South Korean team develops high-efficiency hydrogen fuel electrocatalyst

The discovery can be used to help enhance electrolytic H2 production.

Researchers under Lee Hyoyoung, Associate Director of the Center for Integrated Nanostructure Physics in the Institute for Basic Science (IBS) at Sungkyunkwan University in South Korea have developed a new high-efficiency, long-lasting hydrogen fuel electrocatalyst.

The noble metal-based ruthenium oxide (RuO2) and iridium oxide (IrO2) are used to boost the oxygen generation rate.

The main problem with using noble metal catalysts is that their stability is low under long-term operation and they are very expensive. The University of South Korea researchers believe they have overcome the challenges of relying on noble metals, using cobalt, iron, and a minimal ruthenium quantity. They published their results in the RSC journal Energy & Environmental Science in an open-access paper.

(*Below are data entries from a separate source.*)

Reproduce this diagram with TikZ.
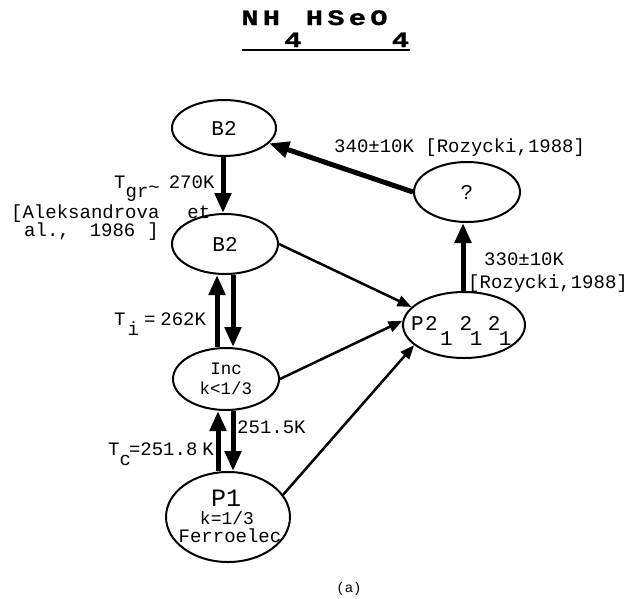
\documentclass[tikz,border=0pt]{standalone}
\usepackage{fontspec}
\setmainfont{Liberation Mono}
\newfontfamily\titlefont{Liberation Mono Bold}[FakeBold=1.2,FakeStretch=1.3]
\usetikzlibrary{shapes.geometric,arrows.meta}
\newcommand{\lowr}[2]{\raisebox{-#1}{#2}}
\newcommand{\tcell}[1]{\makebox[21.5pt][c]{#1}}
\begin{document}
\begin{tikzpicture}[x=1pt,y=-1pt,
  ell/.style={draw, ellipse, line width=2pt, inner sep=0pt},
  thickarr/.style={line width=5pt, -{Triangle[length=20pt,width=16pt]}},
  thinarr/.style={line width=2.5pt, -{Triangle[length=14pt,width=11pt]}},
  lab/.style={font=\fontsize{19}{22}\selectfont, inner sep=0pt, anchor=base west},
  big/.style={font=\fontsize{21}{24}\selectfont}]
\useasboundingbox (0,0) rectangle (639,598);

% title
\node[anchor=base west, inner sep=0pt, font=\fontsize{22}{24}\titlefont] (title) at (239,25) {\tcell{N}\tcell{H}\tcell{\lowr{22pt}{4}}\tcell{H}\tcell{S}\tcell{e}\tcell{O}\tcell{\lowr{22pt}{4}}};
\coordinate (ulA) at (242,50);
\coordinate (ulB) at (410,50);
\draw[line width=2.5pt] (ulA) -- (ulB);

% states
\node[ell, big, minimum width=104pt, minimum height=56pt] (b2a) at (224,128) {B2};
\node[ell, big, minimum width=106pt, minimum height=60pt] (b2b) at (225,244) {B2};
\node[ell, minimum width=106pt, minimum height=62pt, align=center, font=\fontsize{17.5}{20}\selectfont] (inc) at (226,379) {Inc\\k<1/3};
\node[ell, minimum width=124pt, minimum height=90pt] (p1) at (228,517) {};
\node[ell, big, minimum width=106pt, minimum height=60pt] (q) at (467,192) {?};
\node[ell, minimum width=122pt, minimum height=66pt] (p2) at (464,325) {};

% texts of P2 and P1
\node[big, inner sep=0pt, anchor=base west] (p2t) at (411,330) {P\hspace{1.4pt}2\hspace{2.4pt}\lowr{15pt}{1}\hspace{6.9pt}2\hspace{-2.4pt}\lowr{15pt}{1}\hspace{5.4pt}2\hspace{-1.6pt}\lowr{15pt}{1}};
\node[font=\fontsize{25}{28}\selectfont, inner sep=0pt, anchor=base] (p1a) at (226,506) {P1};
\node[font=\fontsize{18}{20}\selectfont, inner sep=0pt, anchor=base] (p1b) at (227,524) {k=1/3};
\node[font=\fontsize{19}{22}\selectfont, inner sep=0pt, anchor=base] (p1c) at (230,542) {Ferroelec};

% labels
\node[lab] (tgr) at (114,188) {T\lowr{9pt}{gr}\lowr{5pt}{\textasciitilde}\hspace{9pt}270K};
\node[lab] (ale1) at (11,218) {[Aleksandrova\hspace{28pt}et};
\node[lab] (ale2) at (24,236) {al.,\hspace{20pt}1986\hspace{12pt}]};
\node[lab] (ti) at (114,325) {T\hspace{2pt}\lowr{10pt}{i}\hspace{5pt}=\hspace{5pt}262K};
\node[lab] (tc) at (108,455) {T\lowr{10pt}{c}\hspace{-2pt}=251.8\hspace{5pt}K};
\node[lab] (l2515) at (237,433) {251.5K};
\node[lab] (l340) at (334,152) {340±10K [Rozycki,1988]};
\node[lab] (l330) at (484,265) {330±10K};
\node[lab] (lroz) at (468,288) {[Rozycki,1988]};
\node[font=\fontsize{14}{16}\selectfont, anchor=base, inner sep=0pt] (cap) at (349,592) {(a)};

% x positions of vertical arrows
\coordinate (xm) at (223,0);
\coordinate (xl) at (217,0);
\coordinate (xr) at (233,0);
\coordinate (xl2) at (218,0);
\coordinate (xq) at (463,0);

% thick arrows
\draw[thickarr] (b2a.south -| xm) -- (b2b.north -| xm);
\draw[thickarr] (q.west) -- (b2a);
\draw[thickarr] (p2.north -| xq) -- (q.south -| xq);
\draw[thickarr] (inc.north -| xl) -- (b2b.south -| xl);
\draw[thickarr] (b2b.south -| xr) -- (inc.north -| xr);
\draw[thickarr] (p1.north -| xl2) -- (inc.south -| xl2);
\draw[thickarr] (inc.south -| xr) -- (p1.north -| xr);

% thin arrows
\draw[thinarr] (b2b.east) -- (p2.161);
\draw[thinarr] (inc.east) -- (p2.176);
\draw[thinarr] (p1.22) -- (p2.202);
\end{tikzpicture}
\end{document}
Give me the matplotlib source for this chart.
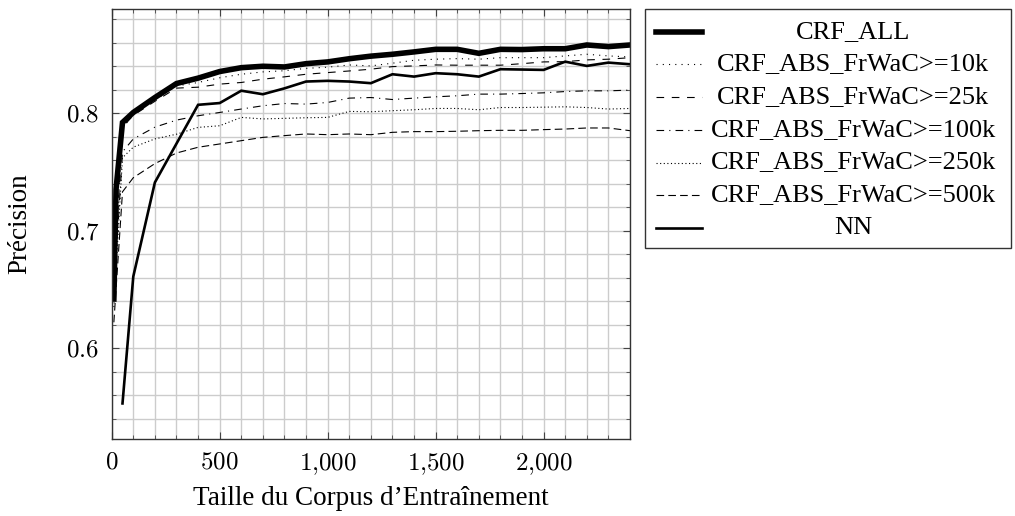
import matplotlib
matplotlib.use("Agg")
import matplotlib.pyplot as plt
from matplotlib.lines import Line2D
from matplotlib.patches import Rectangle
from matplotlib.ticker import MultipleLocator, FuncFormatter

plt.rcParams['font.family'] = ['Liberation Serif', 'DejaVu Serif']
plt.rcParams['mathtext.fontset'] = 'cm'
plt.rcParams['lines.scale_dashes'] = False

# tailles du corpus
sizes_all = [10, 20, 50] + list(range(100, 2401, 100))
sizes_abs = [10, 50] + list(range(100, 2401, 100))
sizes_nn = [50] + list(range(100, 2401, 100))

crf_all = [0.642, 0.735, 0.792, 0.8005, 0.8132, 0.8251, 0.8297, 0.8353, 0.8386, 0.8398,
           0.8392, 0.842, 0.8435, 0.8462, 0.8484, 0.850, 0.852, 0.8542, 0.8542, 0.8508,
           0.8542, 0.854, 0.8547, 0.8547, 0.8579, 0.8565, 0.8579]
abs_10k = [0.66, 0.787, 0.799, 0.811, 0.823, 0.826, 0.830, 0.833, 0.835, 0.836,
           0.838, 0.839, 0.8409, 0.8401, 0.8424, 0.8449, 0.8458, 0.8463, 0.8458, 0.8471,
           0.8471, 0.8471, 0.8486, 0.850, 0.8486, 0.8477]
abs_25k = [0.65, 0.788, 0.798, 0.810, 0.8212, 0.822, 0.8246, 0.826, 0.8288, 0.8308,
           0.833, 0.8344, 0.8358, 0.8373, 0.8395, 0.8401, 0.8409, 0.8407, 0.8407, 0.8407,
           0.842, 0.8435, 0.8437, 0.8452, 0.8458, 0.8471]
abs_100k = [0.645, 0.767, 0.778, 0.788, 0.794, 0.7977, 0.8005, 0.8034, 0.8062, 0.8081,
            0.8076, 0.809, 0.8127, 0.8132, 0.8115, 0.8127, 0.8138, 0.8147, 0.8161, 0.8161,
            0.8166, 0.8172, 0.8183, 0.8189, 0.8189, 0.8195]
abs_250k = [0.635, 0.762, 0.771, 0.778, 0.782, 0.7878, 0.7892, 0.7963, 0.795, 0.7955,
            0.796, 0.7963, 0.8014, 0.8011, 0.802, 0.8028, 0.8039, 0.8039, 0.8028, 0.8047,
            0.8047, 0.805, 0.8053, 0.8047, 0.8034, 0.8039]
abs_500k = [0.622, 0.733, 0.745, 0.757, 0.766, 0.7709, 0.7737, 0.7765, 0.7793, 0.7808,
            0.7822, 0.7816, 0.7822, 0.7816, 0.7836, 0.7842, 0.7842, 0.7845, 0.785, 0.7853,
            0.7853, 0.7859, 0.7864, 0.7873, 0.7873, 0.785]
nn = [0.553, 0.661, 0.741, 0.774, 0.807, 0.8085, 0.819, 0.816, 0.821, 0.8268,
      0.8274, 0.8268, 0.8254, 0.833, 0.831, 0.8339, 0.833, 0.831, 0.8373, 0.837,
      0.8367, 0.8437, 0.8401, 0.8429, 0.8415]

labels = ['CRF_ALL', 'CRF_ABS_FrWaC>=10k', 'CRF_ABS_FrWaC>=25k', 'CRF_ABS_FrWaC>=100k',
          'CRF_ABS_FrWaC>=250k', 'CRF_ABS_FrWaC>=500k', 'NN']

W, H = 1015, 516
fig = plt.figure(figsize=(W / 100, H / 100), dpi=100)
ax = fig.add_axes([111.7 / W, 1 - 439.3 / H, (630 - 111.7) / W, (439.3 - 9) / H])

# styles des courbes (pgfplots : ultra thick, dotted, dashed, ...)
styles = [
    dict(color='black', lw=4.0, ls='-'),
    dict(color='black', lw=0.8, ls=(0, (0.8, 3.7))),
    dict(color='black', lw=0.8, ls=(0, (5.5, 5.5))),
    dict(color='black', lw=0.8, ls=(0, (5.5, 3.7, 0.8, 3.7))),
    dict(color='black', lw=0.8, ls=(0, (0.8, 1.8))),
    dict(color='black', lw=0.8, ls=(0, (5.5, 3.0))),
    dict(color='black', lw=1.9, ls='-'),
]
series = [(sizes_all, crf_all), (sizes_abs, abs_10k), (sizes_abs, abs_25k),
          (sizes_abs, abs_100k), (sizes_abs, abs_250k), (sizes_abs, abs_500k),
          (sizes_nn, nn)]

for (xs, ys), st in zip(series, styles):
    ax.plot(xs, ys, solid_joinstyle='miter', **st)

ax.set_xlim(0, 2400)
ax.set_ylim(0.5225, 0.8885)
ax.xaxis.set_major_locator(MultipleLocator(500))
ax.xaxis.set_minor_locator(MultipleLocator(100))
ax.yaxis.set_major_locator(MultipleLocator(0.1))
ax.yaxis.set_minor_locator(MultipleLocator(0.02))
ax.xaxis.set_major_formatter(FuncFormatter(lambda v, p: '$' + f'{v:,.0f}'.replace(',', '{,}') + '$'))
ax.yaxis.set_major_formatter(FuncFormatter(lambda v, p: f'${v:.1f}$'))
ax.grid(True, which='both', color='#cccccc', lw=1.0)
ax.set_axisbelow(True)
ax.tick_params(which='both', direction='in', top=True, right=True, color='#444444',
               labelsize=18)
ax.tick_params(which='major', length=5, pad=9)
ax.tick_params(which='minor', length=3)
for s in ax.spines.values():
    s.set_color('#333333')
    s.set_linewidth(1.0)

ax.set_xlabel("Taille du Corpus d\u2019Entra\u00eenement", fontsize=19.5, labelpad=6)
ax.set_ylabel('Précision', fontsize=19.5, labelpad=24)

# légende à droite, texte centré comme pgfplots
fig.add_artist(Rectangle((645 / W, 1 - 248.3 / H), (1010.7 - 645) / W, (248.3 - 9) / H,
                         transform=fig.transFigure, fill=False, ec='#333333', lw=1.0))
for i, (lab, st) in enumerate(zip(labels, styles)):
    yy = 1 - (31.7 + 32.7 * i) / H
    fig.add_artist(Line2D([656 / W, 702 / W], [yy, yy], transform=fig.transFigure, **st))
    fig.text(853 / W, yy, lab, ha='center', va='center', fontsize=19)

fig.savefig('out.png', dpi=100)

“We used amphiphilic block copolymers to control electrostatic attraction in our single ruthenium (Ru) atom-bimetallic alloy,” explained study co-authors Lee Jinsun and Kumar Ashwani. “The copolymers facilitate the synthesis of spherical clusters of hydrocarbon molecules whose soluble and insoluble segments form the core and shell.” In the researchers’ study, the copolymers have a tendency for a unique chemical structure. This makes it possible for “high performance” of the Ru single atomic alloy’s synthesis to take place at the top of the cobalt-iron (Co-Fe)metallic composite, which is surrounded by a defective, porous and graphitic carbon shell.

The researchers were “excited” to discover the hydrogen fuel electrocatalyst.

The team was pleased to find that the pre-absorbed surface oxygen on the exterior of the Co-Fe alloy, which is absorbed during the synthesis process, results in OOH stabilization during the oxygen generation reaction. The outcome is raised “efficiency of the catalytic reaction,” said corresponding author, Associate Director Lee. Until this most recent finding, researchers hadn’t placed much attention on the pre-absorbed surface oxygen.

The researchers discovered that at 750ºC for a four-hour annealing within an argon atmosphere, the ideal oxygen generating process conditions are created. Beyond that environment, the single Ru atom on the host metal surface lowers the energy barrier where the oxygen generation takes place. This provides synergistic enhancement of the oxygen evolution efficiency. In this way, the hydrogen fuel electrocatalyst offers marked improvements in efficiency and cost.